“Only recently have organized religions changed from a punitive approach toward the suicidal person to a relatively beneficent one,” write Christopher Lukas and Henry Seiden in Silent Grief: Living in the Wake of Suicide. “For centuries, people who killed themselves were buried at crossroads, their hearts often pierced with a stake. Survivors were shunned, excommunicated, robbed of the [dead person’s] possessions” (p. 19).
On the afternoon of Mary’s death, my mother phoned her Methodist minister who came to our house to be with her, my sister, my sister-in-law, my niece, nephew, and two children while my husband and I were at the hospital. Dr. Martin was leaving our house when John and I arrived but, seeing us, turned around and went back inside.
Wearing a dark suit and red tie, he eased his way into a weeping family that had just been told of Mary’s death. Too shocked to cry, I observed that everyone in the room seemed caught up in a kind of shattering, lonely sorrow–a roomful of people shedding tears separately. My twenty-seven-year old nephew had even slid off his chair onto the privacy of the floor.
Pausing a moment, Dr. Martin asked us to stand together for a prayer. His voice was warm and his manner confident as he spoke of God’s love for Mary and for us and for the great sadness we were experiencing. In that instant, he put us back together again as a family, bridged doctrinal differences between Catholics and Protestants (which never seemed so irrelevant) and reversed the punishment and shunning which, out of fear, have afflicted suicide victims and their families for most of Christian history.

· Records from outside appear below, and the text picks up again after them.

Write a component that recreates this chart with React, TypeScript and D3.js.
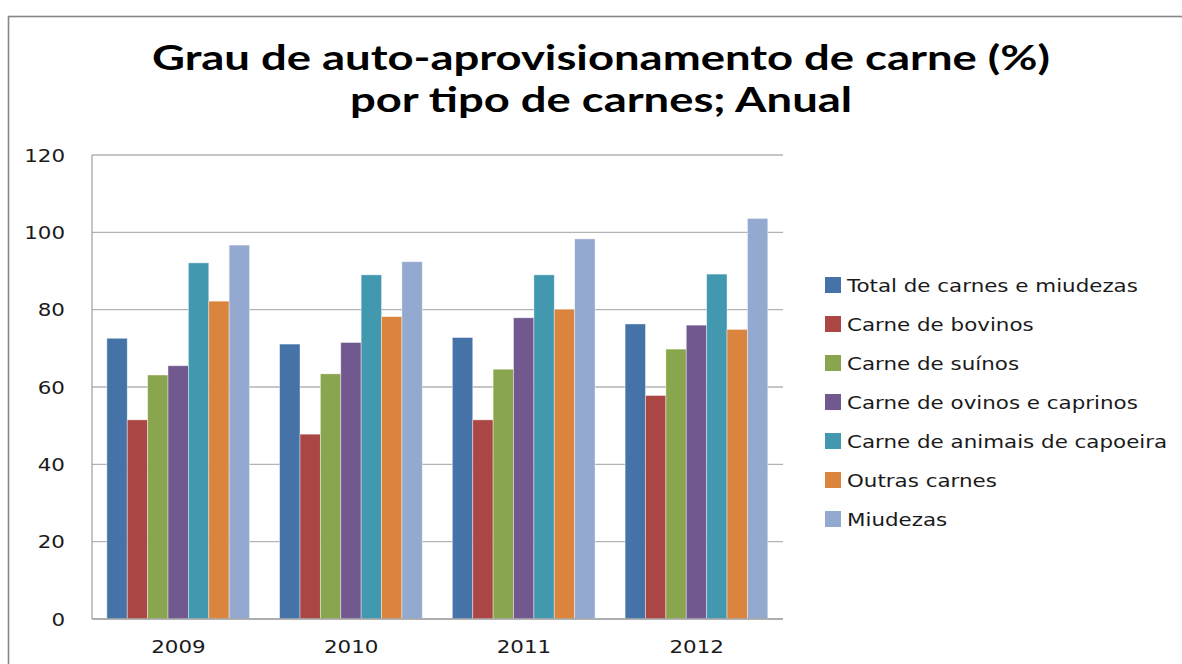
import React, { useEffect } from "react";
import * as d3 from "d3";

const years = ["2009", "2010", "2011", "2012"];
const seriesNames = [
  "Total de carnes e miudezas",
  "Carne de bovinos",
  "Carne de suínos",
  "Carne de ovinos e caprinos",
  "Carne de animais de capoeira",
  "Outras carnes",
  "Miudezas",
];
const total = [72.6, 71.1, 72.8, 76.3];
const bovinos = [51.5, 47.8, 51.5, 57.8];
const suinos = [63.1, 63.4, 64.6, 69.8];
const ovinos = [65.5, 71.5, 77.9, 76.0];
const capoeira = [92.1, 89.0, 89.0, 89.2];
const outras = [82.2, 78.2, 80.1, 74.9];
const miudezas = [96.7, 92.4, 98.3, 103.6];
const seriesValues = [total, bovinos, suinos, ovinos, capoeira, outras, miudezas];
const colors = ["#4572A7", "#AA4643", "#89A54E", "#71588F", "#4198AF", "#DB843D", "#93A9CF"];
const yTicks = [0, 20, 40, 60, 80, 100, 120];
const titleLines = ["Grau de auto-aprovisionamento de carne (%)", "por tipo de carnes; Anual"];

export default function App() {
  useEffect(() => {
    document.body.style.margin = "0";
  }, []);
  const W = 1182, H = 664;
  const left = 92, right = 783, top = 155, bottom = 619;
  const y = d3.scaleLinear().domain([0, 120]).range([bottom, top]);
  const x0 = d3.scaleBand<string>().domain(years).range([left, right]).padding(0);
  const step = x0.bandwidth();
  const x1 = d3
    .scaleBand<number>()
    .domain(d3.range(seriesNames.length))
    .range([step * 0.086, step * 0.912])
    .padding(0);
  const font = "'DejaVu Sans', sans-serif";
  const sx = 1.17;
  const fs = 18.3;
  const tx = (x: number, yy: number) => `translate(${x},${yy}) scale(${sx},1)`;
  return (
    <svg width={W} height={H} style={{ position: "absolute", left: 0, top: 0, background: "#fff" }}>
      <rect x={8.5} y={16.5} width={W + 20} height={H + 20} fill="none" stroke="#868686" strokeWidth={1.6} />
      <text x={601} y={70} textAnchor="middle" fontFamily="Lato, sans-serif" fontWeight="bold" fontSize={34}
        textLength={898} lengthAdjust="spacingAndGlyphs" fill="#000">{titleLines[0]}</text>
      <text x={601} y={112} textAnchor="middle" fontFamily="Lato, sans-serif" fontWeight="bold" fontSize={34}
        textLength={502} lengthAdjust="spacingAndGlyphs" fill="#000">{titleLines[1]}</text>
      {yTicks.map((t) => (
        <g key={t}>
          <line x1={left} x2={right} y1={y(t)} y2={y(t)} stroke="#b3b3b3" strokeWidth={1.3} />
          <text transform={tx(65, y(t))} dy="0.36em" textAnchor="end" fontFamily={font} fontSize={fs} fill="#1a1a1a">{t}</text>
        </g>
      ))}
      <line x1={left} x2={left} y1={top} y2={bottom} stroke="#a6a6a6" strokeWidth={1.3} />
      {years.map((yr, i) => (
        <g key={yr}>
          {seriesValues.map((vals, s) => (
            <rect key={s} x={(x0(yr) as number) + (x1(s) as number)} y={y(vals[i])}
              width={x1.bandwidth()} height={bottom - y(vals[i])} fill={colors[s]}
              stroke="#ffffff" strokeOpacity={0.5} strokeWidth={0.8} />
          ))}
          <text transform={tx((x0(yr) as number) + step / 2, 653)} textAnchor="middle" fontFamily={font} fontSize={fs} fill="#1a1a1a">{yr}</text>
        </g>
      ))}
      <line x1={left} x2={right} y1={bottom} y2={bottom} stroke="#a6a6a6" strokeWidth={1.3} />
      {seriesNames.map((n, s) => {
        const cy = 285 + s * 39;
        return (
          <g key={n}>
            <rect x={825} y={cy - 8} width={16} height={16} fill={colors[s]} />
            <text transform={tx(847, cy)} dy="0.36em" fontFamily={font} fontSize={fs} fill="#1a1a1a">{n}</text>
          </g>
        );
      })}
    </svg>
  );
}
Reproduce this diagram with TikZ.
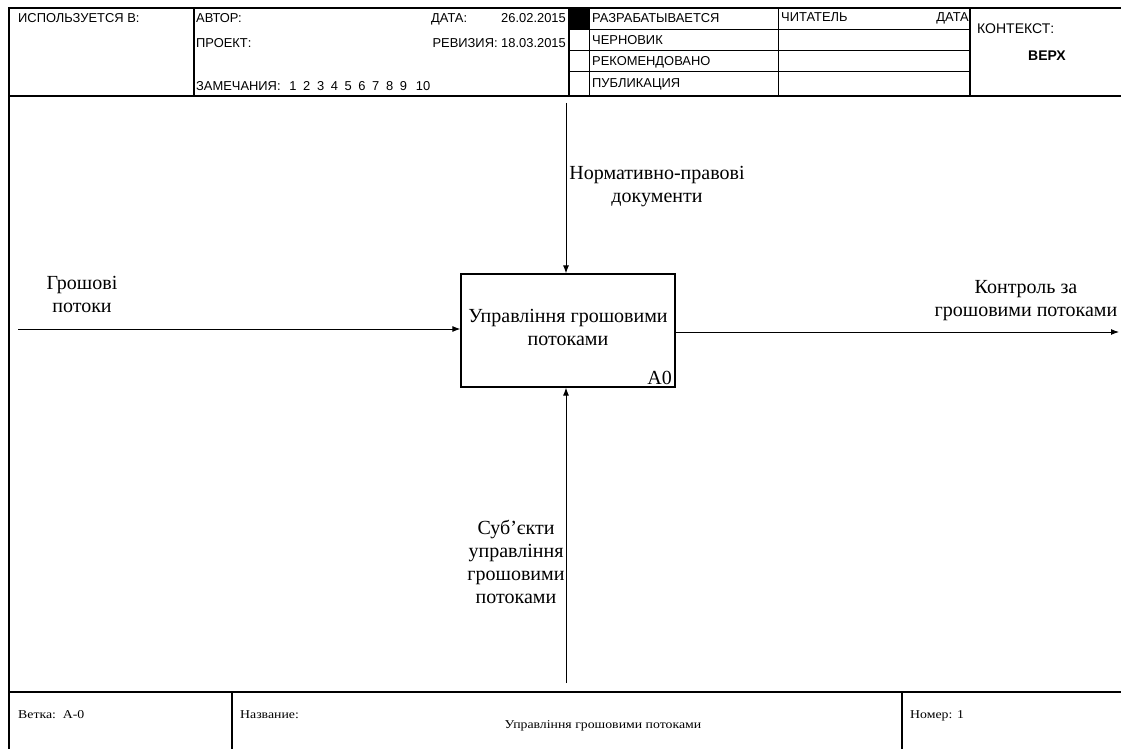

It was a brilliant moment and a kind one. Over the next several weeks, others provided brilliant, kind moments–John’s Presbyterian colleagues, his Baptist patients, Episcopal aunts and uncles, and Catholics with whom we’d worshipped for decades. It was the willingness of all those people to enter into our pain and bewilderment without passing judgment that was most striking and which, to this day, continues to heal.